**DESCRIPTION OF THE TASK:** Every line of the material is to be quoted verbatim, minus the pictures.

**DATA EXTRACT:**

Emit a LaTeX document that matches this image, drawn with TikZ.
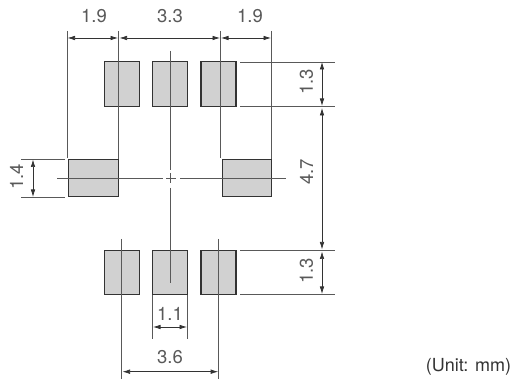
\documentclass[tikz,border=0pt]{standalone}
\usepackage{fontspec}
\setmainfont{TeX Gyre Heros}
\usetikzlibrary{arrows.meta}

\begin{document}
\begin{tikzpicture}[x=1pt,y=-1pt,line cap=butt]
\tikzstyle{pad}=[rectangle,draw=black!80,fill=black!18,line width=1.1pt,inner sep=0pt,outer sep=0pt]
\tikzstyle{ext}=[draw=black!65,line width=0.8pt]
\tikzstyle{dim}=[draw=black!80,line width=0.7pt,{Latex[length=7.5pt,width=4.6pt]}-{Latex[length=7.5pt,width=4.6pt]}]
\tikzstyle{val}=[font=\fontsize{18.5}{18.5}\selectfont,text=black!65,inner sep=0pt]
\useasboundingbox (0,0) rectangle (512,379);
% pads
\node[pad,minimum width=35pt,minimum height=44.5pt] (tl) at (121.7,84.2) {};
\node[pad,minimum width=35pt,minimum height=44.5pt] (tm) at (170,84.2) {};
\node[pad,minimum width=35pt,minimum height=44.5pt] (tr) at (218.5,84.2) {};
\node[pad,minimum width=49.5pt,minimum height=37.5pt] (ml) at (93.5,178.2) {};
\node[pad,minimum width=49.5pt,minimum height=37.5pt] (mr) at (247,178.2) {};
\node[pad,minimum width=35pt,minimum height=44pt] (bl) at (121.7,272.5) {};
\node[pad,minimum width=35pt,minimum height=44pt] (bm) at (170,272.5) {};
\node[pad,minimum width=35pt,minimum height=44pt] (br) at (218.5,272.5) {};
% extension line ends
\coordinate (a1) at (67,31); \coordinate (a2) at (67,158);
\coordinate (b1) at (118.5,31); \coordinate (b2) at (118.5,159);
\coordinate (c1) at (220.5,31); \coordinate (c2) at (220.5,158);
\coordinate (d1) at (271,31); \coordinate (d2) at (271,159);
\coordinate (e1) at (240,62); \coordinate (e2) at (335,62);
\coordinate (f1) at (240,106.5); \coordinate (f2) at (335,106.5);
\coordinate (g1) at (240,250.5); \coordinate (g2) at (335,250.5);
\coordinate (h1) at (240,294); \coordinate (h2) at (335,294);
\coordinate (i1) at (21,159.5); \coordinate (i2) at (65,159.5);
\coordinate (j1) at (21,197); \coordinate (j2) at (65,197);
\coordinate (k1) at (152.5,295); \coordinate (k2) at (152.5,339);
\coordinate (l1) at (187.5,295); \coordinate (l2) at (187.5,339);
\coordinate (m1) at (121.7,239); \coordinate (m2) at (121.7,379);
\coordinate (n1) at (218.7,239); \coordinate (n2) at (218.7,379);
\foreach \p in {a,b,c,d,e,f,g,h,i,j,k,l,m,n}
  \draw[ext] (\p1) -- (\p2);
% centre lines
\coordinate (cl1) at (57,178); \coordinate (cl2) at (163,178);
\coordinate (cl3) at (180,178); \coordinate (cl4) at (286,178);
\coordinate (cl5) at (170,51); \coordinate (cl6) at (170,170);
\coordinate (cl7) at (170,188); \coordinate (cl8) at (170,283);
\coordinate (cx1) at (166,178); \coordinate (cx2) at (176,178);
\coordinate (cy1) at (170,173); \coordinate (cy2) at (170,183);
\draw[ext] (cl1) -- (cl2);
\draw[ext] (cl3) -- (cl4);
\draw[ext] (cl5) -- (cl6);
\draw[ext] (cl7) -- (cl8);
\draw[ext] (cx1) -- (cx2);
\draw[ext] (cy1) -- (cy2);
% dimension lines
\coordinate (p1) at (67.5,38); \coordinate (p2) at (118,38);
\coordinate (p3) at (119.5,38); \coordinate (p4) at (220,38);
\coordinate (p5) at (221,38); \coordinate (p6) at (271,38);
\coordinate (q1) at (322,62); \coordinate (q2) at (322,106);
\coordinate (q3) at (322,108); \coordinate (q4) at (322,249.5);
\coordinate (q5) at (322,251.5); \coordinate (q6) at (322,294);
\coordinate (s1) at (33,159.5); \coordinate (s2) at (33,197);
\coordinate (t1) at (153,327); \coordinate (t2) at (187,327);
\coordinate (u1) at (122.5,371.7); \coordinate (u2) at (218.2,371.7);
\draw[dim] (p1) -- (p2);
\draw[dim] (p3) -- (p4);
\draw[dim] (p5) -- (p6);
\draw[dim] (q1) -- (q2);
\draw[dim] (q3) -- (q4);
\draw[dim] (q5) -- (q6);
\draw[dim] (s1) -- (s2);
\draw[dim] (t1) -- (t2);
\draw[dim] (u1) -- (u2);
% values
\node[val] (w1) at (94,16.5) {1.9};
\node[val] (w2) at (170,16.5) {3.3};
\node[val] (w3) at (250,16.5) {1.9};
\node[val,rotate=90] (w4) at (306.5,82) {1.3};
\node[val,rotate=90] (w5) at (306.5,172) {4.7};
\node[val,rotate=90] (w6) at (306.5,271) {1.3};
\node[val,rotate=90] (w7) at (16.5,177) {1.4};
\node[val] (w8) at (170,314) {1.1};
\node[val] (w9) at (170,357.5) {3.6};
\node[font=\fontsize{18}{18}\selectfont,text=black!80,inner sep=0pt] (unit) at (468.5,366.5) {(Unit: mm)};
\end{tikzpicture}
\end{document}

**ANSWER FOR THE TASK:**
Emit a LaTeX document that matches this image, drawn with TikZ.
\documentclass[tikz,border=0pt]{standalone}
\usepackage{fontspec}
\setmainfont{TeX Gyre Heros}
\usetikzlibrary{arrows.meta}

\begin{document}
\begin{tikzpicture}[x=1pt,y=-1pt,line cap=butt]
\tikzstyle{pad}=[rectangle,draw=black!80,fill=black!18,line width=1.1pt,inner sep=0pt,outer sep=0pt]
\tikzstyle{ext}=[draw=black!65,line width=0.8pt]
\tikzstyle{dim}=[draw=black!80,line width=0.7pt,{Latex[length=7.5pt,width=4.6pt]}-{Latex[length=7.5pt,width=4.6pt]}]
\tikzstyle{val}=[font=\fontsize{18.5}{18.5}\selectfont,text=black!65,inner sep=0pt]
\useasboundingbox (0,0) rectangle (512,379);
% pads
\node[pad,minimum width=35pt,minimum height=44.5pt] (tl) at (121.7,84.2) {};
\node[pad,minimum width=35pt,minimum height=44.5pt] (tm) at (170,84.2) {};
\node[pad,minimum width=35pt,minimum height=44.5pt] (tr) at (218.5,84.2) {};
\node[pad,minimum width=49.5pt,minimum height=37.5pt] (ml) at (93.5,178.2) {};
\node[pad,minimum width=49.5pt,minimum height=37.5pt] (mr) at (247,178.2) {};
\node[pad,minimum width=35pt,minimum height=44pt] (bl) at (121.7,272.5) {};
\node[pad,minimum width=35pt,minimum height=44pt] (bm) at (170,272.5) {};
\node[pad,minimum width=35pt,minimum height=44pt] (br) at (218.5,272.5) {};
% extension line ends
\coordinate (a1) at (67,31); \coordinate (a2) at (67,158);
\coordinate (b1) at (118.5,31); \coordinate (b2) at (118.5,159);
\coordinate (c1) at (220.5,31); \coordinate (c2) at (220.5,158);
\coordinate (d1) at (271,31); \coordinate (d2) at (271,159);
\coordinate (e1) at (240,62); \coordinate (e2) at (335,62);
\coordinate (f1) at (240,106.5); \coordinate (f2) at (335,106.5);
\coordinate (g1) at (240,250.5); \coordinate (g2) at (335,250.5);
\coordinate (h1) at (240,294); \coordinate (h2) at (335,294);
\coordinate (i1) at (21,159.5); \coordinate (i2) at (65,159.5);
\coordinate (j1) at (21,197); \coordinate (j2) at (65,197);
\coordinate (k1) at (152.5,295); \coordinate (k2) at (152.5,339);
\coordinate (l1) at (187.5,295); \coordinate (l2) at (187.5,339);
\coordinate (m1) at (121.7,239); \coordinate (m2) at (121.7,379);
\coordinate (n1) at (218.7,239); \coordinate (n2) at (218.7,379);
\foreach \p in {a,b,c,d,e,f,g,h,i,j,k,l,m,n}
  \draw[ext] (\p1) -- (\p2);
% centre lines
\coordinate (cl1) at (57,178); \coordinate (cl2) at (163,178);
\coordinate (cl3) at (180,178); \coordinate (cl4) at (286,178);
\coordinate (cl5) at (170,51); \coordinate (cl6) at (170,170);
\coordinate (cl7) at (170,188); \coordinate (cl8) at (170,283);
\coordinate (cx1) at (166,178); \coordinate (cx2) at (176,178);
\coordinate (cy1) at (170,173); \coordinate (cy2) at (170,183);
\draw[ext] (cl1) -- (cl2);
\draw[ext] (cl3) -- (cl4);
\draw[ext] (cl5) -- (cl6);
\draw[ext] (cl7) -- (cl8);
\draw[ext] (cx1) -- (cx2);
\draw[ext] (cy1) -- (cy2);
% dimension lines
\coordinate (p1) at (67.5,38); \coordinate (p2) at (118,38);
\coordinate (p3) at (119.5,38); \coordinate (p4) at (220,38);
\coordinate (p5) at (221,38); \coordinate (p6) at (271,38);
\coordinate (q1) at (322,62); \coordinate (q2) at (322,106);
\coordinate (q3) at (322,108); \coordinate (q4) at (322,249.5);
\coordinate (q5) at (322,251.5); \coordinate (q6) at (322,294);
\coordinate (s1) at (33,159.5); \coordinate (s2) at (33,197);
\coordinate (t1) at (153,327); \coordinate (t2) at (187,327);
\coordinate (u1) at (122.5,371.7); \coordinate (u2) at (218.2,371.7);
\draw[dim] (p1) -- (p2);
\draw[dim] (p3) -- (p4);
\draw[dim] (p5) -- (p6);
\draw[dim] (q1) -- (q2);
\draw[dim] (q3) -- (q4);
\draw[dim] (q5) -- (q6);
\draw[dim] (s1) -- (s2);
\draw[dim] (t1) -- (t2);
\draw[dim] (u1) -- (u2);
% values
\node[val] (w1) at (94,16.5) {1.9};
\node[val] (w2) at (170,16.5) {3.3};
\node[val] (w3) at (250,16.5) {1.9};
\node[val,rotate=90] (w4) at (306.5,82) {1.3};
\node[val,rotate=90] (w5) at (306.5,172) {4.7};
\node[val,rotate=90] (w6) at (306.5,271) {1.3};
\node[val,rotate=90] (w7) at (16.5,177) {1.4};
\node[val] (w8) at (170,314) {1.1};
\node[val] (w9) at (170,357.5) {3.6};
\node[font=\fontsize{18}{18}\selectfont,text=black!80,inner sep=0pt] (unit) at (468.5,366.5) {(Unit: mm)};
\end{tikzpicture}
\end{document}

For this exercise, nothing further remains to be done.